Without PAR measurements your observations are purely observational. The select a watt ballast HQI setting is just driving more watts to the bulb. This has nothing to do with the way the bulb is fired. Simply driving the correct wattage to the bulb without the proper startup does in fact lower the life expectancy of the bulb and shift its' color spectrum. I didn't know I had to prove that since most know this. Lastly, I know of no Blueline ballast that was ever an HQi M80 ballast, so if you have a picture of that it would be great to see. The actual efficiency of the ballast has nothing to do with how the bulb is fired (pulse or probe start).

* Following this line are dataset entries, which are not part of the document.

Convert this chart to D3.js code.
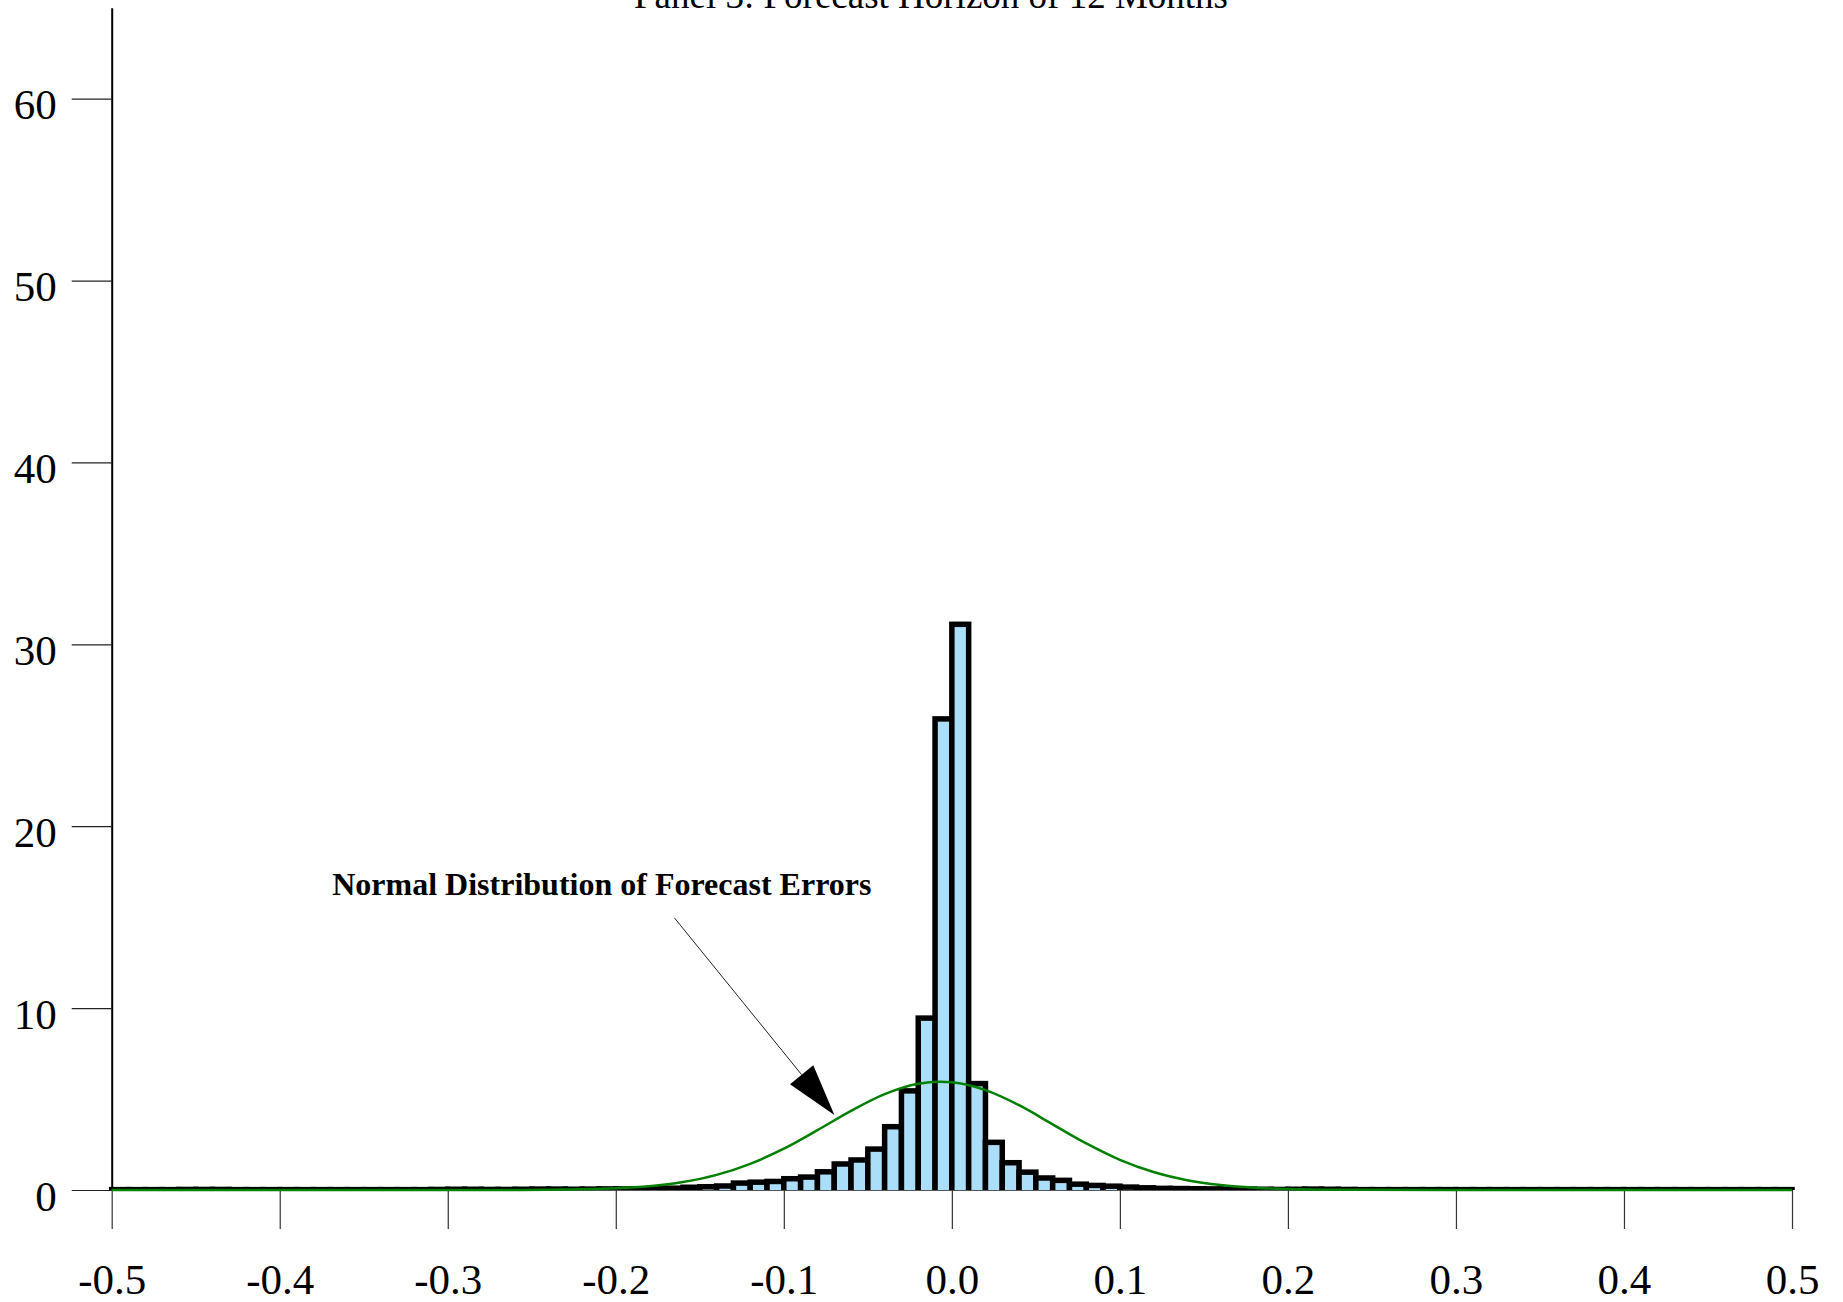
<!DOCTYPE html>
<html>
<head>
<meta charset="utf-8">
<script src="https://cdn.jsdelivr.net/npm/d3@7"></script>
<style>
    body { margin: 0; background: #ffffff; }
    svg { display: block; font-family: "Liberation Serif", "Times New Roman", serif; }
</style>
</head>
<body>
<svg id="chart" width="1843" height="1302"></svg>
<script>
WIDTH = 1843;
HEIGHT = 1302;
BIN_START = -0.5;
BIN_WIDTH = 0.01;

// histogram of forecast errors, one value per 0.01 bin from -0.5 to 0.5
const frequencies = [
    0.02, 0.02, 0.02, 0.02, 0.03, 0.03, 0.03, 0.02, 0.02, 0.02,
    0.02, 0.02, 0.02, 0.02, 0.02, 0.02, 0.02, 0.02, 0.02, 0.03,
    0.04, 0.04, 0.03, 0.03, 0.04, 0.05, 0.05, 0.04, 0.05, 0.06,
    0.06, 0.07, 0.08, 0.10, 0.15, 0.18, 0.22, 0.38, 0.43, 0.47,
    0.62, 0.71, 1.00, 1.43, 1.65, 2.25, 3.48, 5.45, 9.45, 25.9,
    31.1, 5.85, 2.62, 1.50, 0.98, 0.66, 0.53, 0.32, 0.25, 0.21,
    0.16, 0.12, 0.09, 0.08, 0.07, 0.06, 0.05, 0.04, 0.04, 0.03,
    0.04, 0.05, 0.04, 0.03, 0.02, 0.02, 0.02, 0.02, 0.02, 0.02,
    0.02, 0.02, 0.02, 0.02, 0.02, 0.02, 0.02, 0.02, 0.02, 0.02,
    0.02, 0.02, 0.02, 0.02, 0.02, 0.02, 0.02, 0.02, 0.02, 0.02
];

// normal curve, points
const normalX = [-0.5, -0.3, -0.26, -0.24, -0.22, -0.2, -0.18, -0.16, -0.14, -0.12,
    -0.1, -0.08, -0.06, -0.04, -0.02, -0.007, 0, 0.02, 0.04, 0.06,
    0.08, 0.1, 0.12, 0.14, 0.16, 0.18, 0.2, 0.22, 0.24, 0.3, 0.5];
const normalY = [0, 0.001, 0.005, 0.014, 0.038, 0.094, 0.21, 0.44, 0.83, 1.44,
    2.27, 3.29, 4.35, 5.27, 5.84, 5.95, 5.92, 5.49, 4.66, 3.61,
    2.56, 1.66, 0.99, 0.54, 0.27, 0.12, 0.05, 0.019, 0.007, 0.001, 0];

const xTickValues = [-0.5, -0.4, -0.3, -0.2, -0.1, 0, 0.1, 0.2, 0.3, 0.4, 0.5];
const xTickLabels = ['-0.5', '-0.4', '-0.3', '-0.2', '-0.1', '0.0', '0.1', '0.2', '0.3', '0.4', '0.5'];
const yTickValues = [0, 10, 20, 30, 40, 50, 60];

const titleText = 'Panel 3: Forecast Horizon of 12 Months';
const noteText = 'Normal Distribution of Forecast Errors';
// annotation anchor points in data units
const noteLabel = { x: -0.2083, y: 16.2 };
const noteFrom = { x: -0.165, y: 14.95 };
const noteTip = { x: -0.0699, y: 4.12 };

const svg = d3.select('#chart');
svg.append('rect')
    .attr('width', WIDTH)
    .attr('height', HEIGHT)
    .attr('fill', '#ffffff');

const x = d3.scaleLinear()
    .domain([-0.5, 0.5])
    .range([111.7, 1792]);
const y = d3.scaleLinear()
    .domain([0, 65])
    .range([1190, 7.7]);

// bars drop their bottom edge, so clip them at the baseline
svg.append('clipPath')
    .attr('id', 'plot-clip')
    .append('rect')
        .attr('x', 0)
        .attr('y', 0)
        .attr('width', WIDTH)
        .attr('height', y(0));

let bins = frequencies.map((f, i) => {
    return { x0: BIN_START + i * BIN_WIDTH, x1: BIN_START + (i + 1) * BIN_WIDTH, value: f };
});

svg.append('g')
    .attr('clip-path', 'url(#plot-clip)')
    .selectAll('rect').data(bins).enter()
    .append('rect')
        .attr('x', d => x(d.x0))
        .attr('width', d => x(d.x1) - x(d.x0))
        .attr('y', d => y(d.value))
        .attr('height', d => y(0) - y(d.value) + 10)
        .attr('fill', '#abdff9')
        .attr('stroke', '#000000')
        .attr('stroke-width', 5.5)
        .attr('stroke-linejoin', 'miter');

// x axis
let xAxis = svg.append('g')
    .attr('transform', 'translate(0,' + y(0) + ')')
    .call(d3.axisBottom(x)
        .tickValues(xTickValues)
        .tickFormat((d, i) => xTickLabels[i])
        .tickSize(39)
        .tickSizeOuter(0)
        .tickPadding(34));
xAxis.select('.domain').attr('stroke', '#555555').attr('stroke-width', 1);
xAxis.selectAll('.tick line').attr('stroke', '#333333').attr('stroke-width', 1.2);
xAxis.selectAll('.tick text')
    .attr('font-family', '"Liberation Serif", "Times New Roman", serif')
    .attr('font-size', 43)
    .attr('fill', '#000000');

// y axis
let yAxis = svg.append('g')
    .attr('transform', 'translate(' + x(-0.5) + ',0)')
    .call(d3.axisLeft(y)
        .tickValues(yTickValues)
        .tickSize(40)
        .tickSizeOuter(0)
        .tickPadding(15));
yAxis.select('.domain').attr('stroke', '#000000').attr('stroke-width', 2);
yAxis.selectAll('.tick line').attr('stroke', '#222222').attr('stroke-width', 1.2);
yAxis.selectAll('.tick text')
    .attr('dy', '0.47em')
    .attr('font-family', '"Liberation Serif", "Times New Roman", serif')
    .attr('font-size', 43)
    .attr('fill', '#000000');

// normal curve on top of bars
let curvePoints = normalX.map((v, i) => [v, normalY[i]]);
svg.append('path')
    .datum(curvePoints)
    .attr('fill', 'none')
    .attr('stroke', '#008000')
    .attr('stroke-width', 2.5)
    .attr('d', d3.line()
        .x(d => x(d[0]))
        .y(d => y(d[1]))
        .curve(d3.curveMonotoneX));

// title, partly cut off at the top like the original
svg.append('text')
    .attr('x', 931)
    .attr('y', 8)
    .attr('text-anchor', 'middle')
    .attr('font-size', 37)
    .text(titleText);

// annotation with arrow
svg.append('text')
    .attr('x', x(noteLabel.x))
    .attr('y', y(noteLabel.y))
    .attr('text-anchor', 'middle')
    .attr('font-size', 32)
    .attr('font-weight', 'bold')
    .text(noteText);

let fx = x(noteFrom.x), fy = y(noteFrom.y);
let tx = x(noteTip.x), ty = y(noteTip.y);
let len = Math.hypot(tx - fx, ty - fy);
let ux = (tx - fx) / len, uy = (ty - fy) / len;
let headLen = 52, headHalf = 15;
let bx = tx - ux * headLen, by = ty - uy * headLen;

svg.append('line')
    .attr('x1', fx)
    .attr('y1', fy)
    .attr('x2', bx)
    .attr('y2', by)
    .attr('stroke', '#222222')
    .attr('stroke-width', 1);
svg.append('path')
    .attr('d', 'M' + tx + ',' + ty +
        'L' + (bx - uy * headHalf) + ',' + (by + ux * headHalf) +
        'L' + (bx + uy * headHalf) + ',' + (by - ux * headHalf) + 'Z')
    .attr('fill', '#000000');
</script>
</body>
</html>
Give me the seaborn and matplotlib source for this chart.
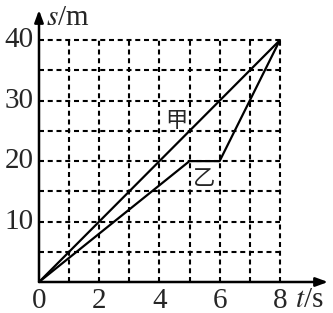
import matplotlib
matplotlib.use("Agg")
import matplotlib.pyplot as plt
import seaborn as sns
import pandas as pd

# data
t_jia = [0, 8]
s_jia = [0, 40]
t_yi = [0, 5, 6, 8]
s_yi = [0, 20, 20, 40]
x_ticks = [0, 2, 4, 6, 8]
y_ticks = [10, 20, 30, 40]
grid_t = [1, 2, 3, 4, 5, 6, 7, 8]
grid_s = [5, 10, 15, 20, 25, 30, 35, 40]

sns.set_theme(style="white")
plt.rcParams['font.family'] = ['Liberation Serif', 'Noto Sans CJK SC', 'DejaVu Sans']

fig = plt.figure(figsize=(3.33, 3.13), dpi=100)
ax = fig.add_axes([39/333, 31/313, 289/333, 272/313])
ax.set_xlim(0, 9.6)
ax.set_ylim(0, 45)

# dashed grid
ax.vlines(grid_t, 0, 40, colors='black', linestyles=(0, (2.4, 1.8)), linewidth=1.5)
ax.hlines(grid_s, 0, 8, colors='black', linestyles=(0, (2.4, 1.8)), linewidth=1.5)

df_jia = pd.DataFrame({"t": t_jia, "s": s_jia})
df_yi = pd.DataFrame({"t": t_yi, "s": s_yi})
sns.lineplot(data=df_jia, x="t", y="s", color='black', linewidth=1.6, estimator=None, sort=False, ax=ax)
sns.lineplot(data=df_yi, x="t", y="s", color='black', linewidth=1.6, estimator=None, sort=False, ax=ax)

for sp in ax.spines.values():
    sp.set_visible(False)
ax.set_xlabel("")
ax.set_ylabel("")
ax.set_xticks([])
ax.set_yticks([])

# axes arrows
ax.annotate('', xy=(9.6, 0), xytext=(0, 0), xycoords='data',
            arrowprops=dict(arrowstyle='-|>,head_length=0.6,head_width=0.22', color='black', lw=1.8,
                            shrinkA=0, shrinkB=0), annotation_clip=False)
ax.annotate('', xy=(0, 45), xytext=(0, 0), xycoords='data',
            arrowprops=dict(arrowstyle='-|>,head_length=0.6,head_width=0.22', color='black', lw=1.8,
                            shrinkA=0, shrinkB=0), annotation_clip=False)

fs = 21
for v in x_ticks:
    ax.text(v, -1.0, str(v), ha='center', va='top', fontsize=fs)
for v in y_ticks:
    ax.text(-0.18, v, str(v), ha='right', va='center', fontsize=fs)

ax.text(0.0, 43.6, r" $s$/m", ha='left', va='center', fontsize=fs,
        family='Liberation Serif', math_fontfamily='stix')
ax.text(8.5, -3.0, r"$t$/s", ha='left', va='center', fontsize=fs,
        family='Liberation Serif', math_fontfamily='stix')

ax.text(4.55, 26.8, "甲", ha='center', va='center', fontsize=16, family=['Noto Sans CJK SC'])
ax.text(5.5, 17.2, "乙", ha='center', va='center', fontsize=16, family=['Noto Sans CJK SC'])

fig.savefig("out.png", dpi=100)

I never said that the bulb won't fire, but I did say it's not the correct ballast, and...it still isn't. You can argue about how great it looks and that your corals aren't suffering. That's fine, and I'm happy for you (not kidding). There is an entire thread dedicated to the Radium bulb, so if anyone would like to check it out, here it is:
http://www.reefcentral.com/forums/showthread.php?t=1802877&highlight=radium+primer
I asked a few questions on this thread regarding the 400 watt version, which does not require 400 watts. So, in essence, most e-ballast are seriously overdriving the Radium 400 watt bulb, but we know that going in. As for the Radium 250 watt version, it is, and always has been an HQI bulb that requires and M80 ballast.